John Boehner, on joining the board of marijuana growing firm: 

“I’m joining the board of #AcreageHoldings because my thinking on cannabis has evolved,. I’m convinced de-scheduling the drug is needed so we can do research, help our veterans, and reverse the opioid epidemic ravaging our communities.”

And they’re paying me buttloads of cash. I mean, he’s a Republican and his evolution is clearly cash based.
I’m a cynic; deal.
Seth Meyers, on the detail that wasn’t revealed in that 60 Minutes interview with Stormy Daniels’ lawyer Michael Avenatti … i.e. the fact that Stormy could describe _____’s dick in detail:

“Great detail? I think you mean horrific detail. I don’t want to think about Donald _____’s penis because if I do, something tells me I’ll never be able to eat hot fries ever again.” Also, she can describe it in great detail? You know what that means? They did it with the lights on.”

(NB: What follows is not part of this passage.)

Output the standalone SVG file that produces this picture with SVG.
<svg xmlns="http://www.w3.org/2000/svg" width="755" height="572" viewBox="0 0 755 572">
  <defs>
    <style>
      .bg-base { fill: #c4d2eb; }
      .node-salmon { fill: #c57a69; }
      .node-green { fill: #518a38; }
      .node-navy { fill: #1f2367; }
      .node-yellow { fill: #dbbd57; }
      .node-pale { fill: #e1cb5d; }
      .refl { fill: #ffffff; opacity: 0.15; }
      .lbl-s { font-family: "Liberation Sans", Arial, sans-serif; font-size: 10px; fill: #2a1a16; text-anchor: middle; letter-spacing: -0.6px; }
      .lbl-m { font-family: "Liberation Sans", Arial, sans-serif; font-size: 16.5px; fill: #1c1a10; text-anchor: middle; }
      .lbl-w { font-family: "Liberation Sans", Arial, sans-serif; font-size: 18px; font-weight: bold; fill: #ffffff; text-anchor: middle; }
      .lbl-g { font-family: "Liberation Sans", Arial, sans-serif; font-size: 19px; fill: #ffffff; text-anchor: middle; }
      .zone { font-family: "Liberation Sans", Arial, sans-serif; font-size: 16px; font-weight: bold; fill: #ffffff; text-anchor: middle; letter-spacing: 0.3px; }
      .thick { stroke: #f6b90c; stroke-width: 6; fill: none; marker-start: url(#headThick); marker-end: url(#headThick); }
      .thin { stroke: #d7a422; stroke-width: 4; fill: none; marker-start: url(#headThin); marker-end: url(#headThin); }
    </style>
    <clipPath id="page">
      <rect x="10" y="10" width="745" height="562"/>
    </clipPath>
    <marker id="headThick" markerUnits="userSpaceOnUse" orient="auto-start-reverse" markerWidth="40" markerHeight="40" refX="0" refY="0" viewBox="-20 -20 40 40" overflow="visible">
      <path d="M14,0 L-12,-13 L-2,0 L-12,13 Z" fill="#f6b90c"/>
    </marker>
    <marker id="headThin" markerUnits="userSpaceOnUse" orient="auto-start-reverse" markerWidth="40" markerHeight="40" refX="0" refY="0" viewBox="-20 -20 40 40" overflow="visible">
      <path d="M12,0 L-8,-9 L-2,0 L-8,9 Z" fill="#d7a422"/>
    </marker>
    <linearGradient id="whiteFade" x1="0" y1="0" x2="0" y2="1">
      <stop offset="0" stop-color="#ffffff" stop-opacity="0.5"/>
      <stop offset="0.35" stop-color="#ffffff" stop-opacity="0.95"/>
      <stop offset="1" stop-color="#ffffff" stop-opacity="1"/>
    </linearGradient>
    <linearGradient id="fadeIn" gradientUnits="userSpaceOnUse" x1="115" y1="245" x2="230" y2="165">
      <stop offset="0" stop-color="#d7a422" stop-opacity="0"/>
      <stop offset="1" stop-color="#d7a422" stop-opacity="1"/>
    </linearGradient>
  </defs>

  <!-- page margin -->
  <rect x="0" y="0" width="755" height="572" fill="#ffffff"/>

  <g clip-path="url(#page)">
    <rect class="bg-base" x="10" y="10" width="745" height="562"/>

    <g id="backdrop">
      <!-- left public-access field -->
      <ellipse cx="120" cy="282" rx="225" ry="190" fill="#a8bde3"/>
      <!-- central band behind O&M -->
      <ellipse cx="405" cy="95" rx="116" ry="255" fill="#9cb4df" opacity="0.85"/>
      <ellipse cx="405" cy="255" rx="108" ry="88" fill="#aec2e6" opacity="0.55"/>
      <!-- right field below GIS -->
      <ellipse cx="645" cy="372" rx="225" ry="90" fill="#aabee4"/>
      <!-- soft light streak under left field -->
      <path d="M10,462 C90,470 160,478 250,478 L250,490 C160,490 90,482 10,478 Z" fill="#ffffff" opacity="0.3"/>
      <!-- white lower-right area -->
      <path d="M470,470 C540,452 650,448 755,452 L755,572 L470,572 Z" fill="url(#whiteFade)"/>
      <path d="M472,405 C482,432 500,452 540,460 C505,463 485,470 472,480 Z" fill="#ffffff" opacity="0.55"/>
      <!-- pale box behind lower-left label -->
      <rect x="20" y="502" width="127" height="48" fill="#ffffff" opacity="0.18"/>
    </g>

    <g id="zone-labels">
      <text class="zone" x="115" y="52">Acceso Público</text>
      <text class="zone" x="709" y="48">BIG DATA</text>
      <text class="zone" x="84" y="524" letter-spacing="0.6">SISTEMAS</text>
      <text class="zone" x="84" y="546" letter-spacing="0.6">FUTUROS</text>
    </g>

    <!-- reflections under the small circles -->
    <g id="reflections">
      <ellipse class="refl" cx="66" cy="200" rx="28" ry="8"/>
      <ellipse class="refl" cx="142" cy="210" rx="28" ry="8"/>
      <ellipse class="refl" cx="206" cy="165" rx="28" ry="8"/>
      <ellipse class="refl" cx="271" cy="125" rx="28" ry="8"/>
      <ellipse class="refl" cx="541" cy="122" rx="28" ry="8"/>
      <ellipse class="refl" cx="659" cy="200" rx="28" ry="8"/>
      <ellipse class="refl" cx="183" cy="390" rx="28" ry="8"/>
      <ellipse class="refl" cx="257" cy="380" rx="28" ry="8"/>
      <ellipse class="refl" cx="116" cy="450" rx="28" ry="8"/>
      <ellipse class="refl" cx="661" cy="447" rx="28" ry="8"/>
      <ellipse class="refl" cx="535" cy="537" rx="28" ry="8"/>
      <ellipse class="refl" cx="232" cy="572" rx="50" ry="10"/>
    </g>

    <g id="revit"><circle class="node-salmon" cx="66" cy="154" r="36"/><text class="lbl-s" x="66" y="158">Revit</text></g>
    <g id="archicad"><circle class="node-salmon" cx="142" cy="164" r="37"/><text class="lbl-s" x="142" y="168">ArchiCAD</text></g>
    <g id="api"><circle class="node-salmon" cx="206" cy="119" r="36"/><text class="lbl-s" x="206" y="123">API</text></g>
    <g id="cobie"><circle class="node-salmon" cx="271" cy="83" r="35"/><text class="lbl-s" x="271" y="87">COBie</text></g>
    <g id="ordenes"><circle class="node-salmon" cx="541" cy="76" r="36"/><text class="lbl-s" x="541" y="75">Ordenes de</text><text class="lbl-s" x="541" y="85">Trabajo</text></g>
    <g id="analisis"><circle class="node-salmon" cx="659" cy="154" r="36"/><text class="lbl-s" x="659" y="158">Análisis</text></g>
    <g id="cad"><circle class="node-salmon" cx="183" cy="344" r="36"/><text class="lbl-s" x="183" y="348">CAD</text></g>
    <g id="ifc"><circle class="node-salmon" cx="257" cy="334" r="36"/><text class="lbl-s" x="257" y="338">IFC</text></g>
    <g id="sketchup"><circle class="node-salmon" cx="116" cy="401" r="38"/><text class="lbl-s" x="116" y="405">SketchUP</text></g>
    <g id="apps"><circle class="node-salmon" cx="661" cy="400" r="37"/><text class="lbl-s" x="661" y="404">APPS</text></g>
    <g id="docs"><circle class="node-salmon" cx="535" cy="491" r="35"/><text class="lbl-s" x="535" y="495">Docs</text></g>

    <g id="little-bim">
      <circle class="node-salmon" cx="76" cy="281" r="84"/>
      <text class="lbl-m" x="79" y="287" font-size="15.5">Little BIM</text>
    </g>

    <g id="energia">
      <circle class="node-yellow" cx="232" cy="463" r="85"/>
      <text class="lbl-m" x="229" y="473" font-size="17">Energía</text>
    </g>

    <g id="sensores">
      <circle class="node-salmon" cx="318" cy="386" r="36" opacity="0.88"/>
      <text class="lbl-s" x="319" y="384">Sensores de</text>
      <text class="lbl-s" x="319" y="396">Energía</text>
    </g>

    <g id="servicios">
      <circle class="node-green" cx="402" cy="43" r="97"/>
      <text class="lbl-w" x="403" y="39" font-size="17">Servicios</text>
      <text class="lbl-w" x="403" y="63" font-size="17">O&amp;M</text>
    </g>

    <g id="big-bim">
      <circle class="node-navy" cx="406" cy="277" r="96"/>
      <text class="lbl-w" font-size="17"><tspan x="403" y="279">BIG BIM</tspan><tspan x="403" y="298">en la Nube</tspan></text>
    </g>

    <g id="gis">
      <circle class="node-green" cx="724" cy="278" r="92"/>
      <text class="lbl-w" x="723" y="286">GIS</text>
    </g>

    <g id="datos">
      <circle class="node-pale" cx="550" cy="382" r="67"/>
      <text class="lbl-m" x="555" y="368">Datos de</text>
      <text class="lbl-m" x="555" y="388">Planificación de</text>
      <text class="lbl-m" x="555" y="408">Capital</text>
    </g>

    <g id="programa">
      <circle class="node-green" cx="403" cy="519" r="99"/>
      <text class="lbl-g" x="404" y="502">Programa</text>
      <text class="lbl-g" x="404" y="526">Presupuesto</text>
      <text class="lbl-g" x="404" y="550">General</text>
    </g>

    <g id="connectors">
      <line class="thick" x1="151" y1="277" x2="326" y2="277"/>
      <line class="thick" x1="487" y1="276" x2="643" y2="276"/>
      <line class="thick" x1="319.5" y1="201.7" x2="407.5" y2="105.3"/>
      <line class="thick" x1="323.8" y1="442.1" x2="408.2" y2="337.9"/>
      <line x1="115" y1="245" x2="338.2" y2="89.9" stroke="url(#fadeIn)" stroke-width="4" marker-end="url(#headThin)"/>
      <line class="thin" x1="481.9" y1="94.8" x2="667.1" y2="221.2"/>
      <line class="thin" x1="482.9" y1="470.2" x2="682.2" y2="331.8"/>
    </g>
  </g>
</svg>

The best description is that of a wee Cheeto lying on a Brillo pad.
Ronan Farrow, journalist, coming out as bisexual at an event for the Point Foundation, where he was honored with the Courage Award:

“Being a part of the LGBT community—which recognized that reporting I was doing early on and elevated it, and has been such a stalwart source of support through the sexual assault reporting I did involving survivors who felt equally invisible—that has been an incredible source of strength for me. LGBT people are some of the bravest and most potent change agents and leaders I have encountered, and the most forceful defenders of the vulnerable and voiceless, because they know what it’s like to be there.”

Welcome out, Ronan, and, of course, please accept as our gift the Official Coming Out Toaster Oven and a copy of The Gay Agenda.
Dino Sajudin, former _____ World Tower doorman, on another sex scandal plaguing the Fat Bastard:

“Today I awoke to learn that a confidential agreement I had with AMI [The National Enquirer] with regard to a story about President _____ had been leaked to the press. I can confirm that while working at _____ World Tower, I was instructed not to criticize President _____’s former housekeeper due to a prior relationship she had with President _____ which produced a child.”

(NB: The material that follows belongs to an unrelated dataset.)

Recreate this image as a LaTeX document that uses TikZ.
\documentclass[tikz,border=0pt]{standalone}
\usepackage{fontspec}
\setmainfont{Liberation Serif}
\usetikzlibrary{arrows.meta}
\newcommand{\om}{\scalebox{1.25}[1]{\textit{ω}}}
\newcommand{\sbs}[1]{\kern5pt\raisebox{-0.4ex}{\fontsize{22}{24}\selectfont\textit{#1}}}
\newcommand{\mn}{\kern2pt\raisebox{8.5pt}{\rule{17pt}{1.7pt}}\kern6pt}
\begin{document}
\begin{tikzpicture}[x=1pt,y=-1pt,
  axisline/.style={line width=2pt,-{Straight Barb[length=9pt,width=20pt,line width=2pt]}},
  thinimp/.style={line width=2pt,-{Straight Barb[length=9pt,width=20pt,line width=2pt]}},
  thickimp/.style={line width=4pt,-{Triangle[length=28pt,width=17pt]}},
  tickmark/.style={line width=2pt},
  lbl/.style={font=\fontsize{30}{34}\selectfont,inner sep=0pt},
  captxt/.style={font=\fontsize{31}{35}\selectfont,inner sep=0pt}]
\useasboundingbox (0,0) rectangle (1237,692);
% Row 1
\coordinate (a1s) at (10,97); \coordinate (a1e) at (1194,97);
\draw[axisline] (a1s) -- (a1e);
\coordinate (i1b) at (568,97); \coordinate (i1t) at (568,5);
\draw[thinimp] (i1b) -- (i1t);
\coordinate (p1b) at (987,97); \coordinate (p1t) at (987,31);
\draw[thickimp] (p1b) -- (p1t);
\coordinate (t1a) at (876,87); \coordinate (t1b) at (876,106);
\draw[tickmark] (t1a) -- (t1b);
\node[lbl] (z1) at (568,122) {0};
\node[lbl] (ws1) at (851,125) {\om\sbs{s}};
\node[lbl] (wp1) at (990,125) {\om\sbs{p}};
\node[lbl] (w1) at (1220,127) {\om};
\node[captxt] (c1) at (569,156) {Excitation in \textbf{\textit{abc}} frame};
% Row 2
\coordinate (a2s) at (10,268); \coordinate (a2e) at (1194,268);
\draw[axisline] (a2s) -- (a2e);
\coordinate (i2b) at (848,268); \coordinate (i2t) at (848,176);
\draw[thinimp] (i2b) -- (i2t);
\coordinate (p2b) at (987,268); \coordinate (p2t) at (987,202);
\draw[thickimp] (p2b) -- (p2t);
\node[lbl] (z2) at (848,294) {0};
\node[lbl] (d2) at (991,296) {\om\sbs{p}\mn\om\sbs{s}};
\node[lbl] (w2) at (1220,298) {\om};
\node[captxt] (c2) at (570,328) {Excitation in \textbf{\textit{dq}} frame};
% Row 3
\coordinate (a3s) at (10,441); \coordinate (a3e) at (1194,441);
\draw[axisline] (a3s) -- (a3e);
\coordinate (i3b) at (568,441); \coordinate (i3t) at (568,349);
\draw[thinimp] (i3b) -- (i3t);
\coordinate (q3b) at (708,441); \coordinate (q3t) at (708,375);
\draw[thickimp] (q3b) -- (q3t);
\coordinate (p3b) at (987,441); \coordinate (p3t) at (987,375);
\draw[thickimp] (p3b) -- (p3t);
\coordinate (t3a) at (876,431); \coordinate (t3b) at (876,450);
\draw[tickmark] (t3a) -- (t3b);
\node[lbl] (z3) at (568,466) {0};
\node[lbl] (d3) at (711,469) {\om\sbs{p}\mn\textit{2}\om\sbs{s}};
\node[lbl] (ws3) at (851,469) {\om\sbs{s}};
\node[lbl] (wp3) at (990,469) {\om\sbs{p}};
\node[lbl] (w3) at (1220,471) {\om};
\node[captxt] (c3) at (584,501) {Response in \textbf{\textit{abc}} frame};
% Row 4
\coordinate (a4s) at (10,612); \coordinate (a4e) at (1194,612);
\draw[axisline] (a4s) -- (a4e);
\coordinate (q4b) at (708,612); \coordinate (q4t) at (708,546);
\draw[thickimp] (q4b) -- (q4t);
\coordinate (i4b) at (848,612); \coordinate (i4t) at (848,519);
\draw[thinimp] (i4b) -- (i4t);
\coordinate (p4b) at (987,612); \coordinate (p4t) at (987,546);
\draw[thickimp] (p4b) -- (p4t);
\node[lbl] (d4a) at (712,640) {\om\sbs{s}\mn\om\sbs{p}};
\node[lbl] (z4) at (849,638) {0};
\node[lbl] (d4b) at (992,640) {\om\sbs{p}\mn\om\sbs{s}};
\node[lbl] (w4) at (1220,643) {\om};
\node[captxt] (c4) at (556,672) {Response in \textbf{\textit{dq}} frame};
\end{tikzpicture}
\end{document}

Knocking up the housekeeper? Who is he? Schwarzenegger?

5 comments:

Deedles said...

Michelle Obama can tell a person that they're going to (mythological) hell wearing gasoline soaked drawers in such a classy way that we could all learn from her example. She does it without using clunky sentences, too.

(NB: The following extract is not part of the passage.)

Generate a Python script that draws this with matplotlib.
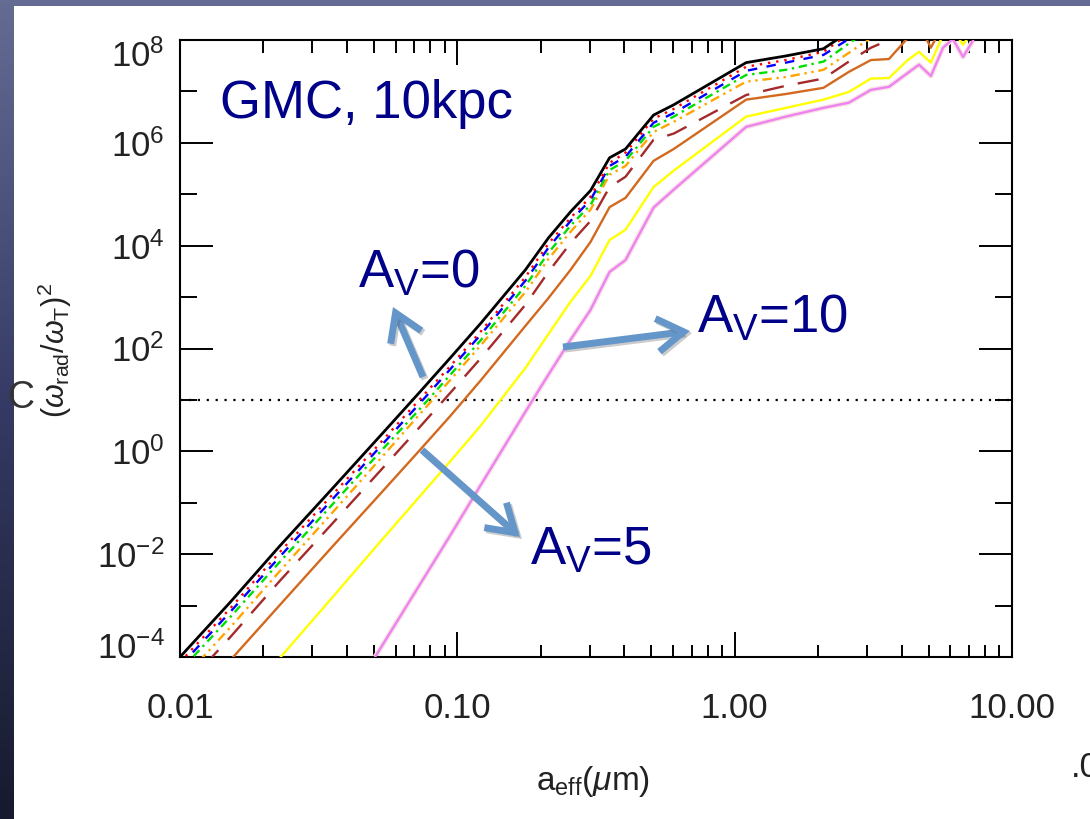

Bob, I am going to picturing a "wee Cheeto lying on a Brillo pad" all day now! Folks are going to wonder at my sudden outbreaks of laughter.

Do I have to come out as anything but straight to get the toaster oven? Mine sucks and I'm cheap.

Bob Slatten said...

@Deedles
HOMO HQ might be introducing an LGBT Ally Toaster Oven in the future ......

anne marie in philly said...

"a wee Cheeto lying on a Brillo pad" - I don't think it's THAT big...maybe a piece of candy corn...

so frank sinatra's kid is bi; handsome as his father, who is NOT woody allen!

@deedles - this is the one I have and it's FABU! https://www.amazon.com/BLACK-DECKER-TO3230SBD-Convection-Countertop/dp/B00KDVJHZA/ref=sr_1_7?ie=UTF8&qid=1523637845&sr=8-7&keywords=black+%26+decker+toaster+oven

the dogs' mother said...

Miss Michelle Obama sooooooo much!

Debra She Who Seeks said...

Ronan Farrow is such a handsome young guy.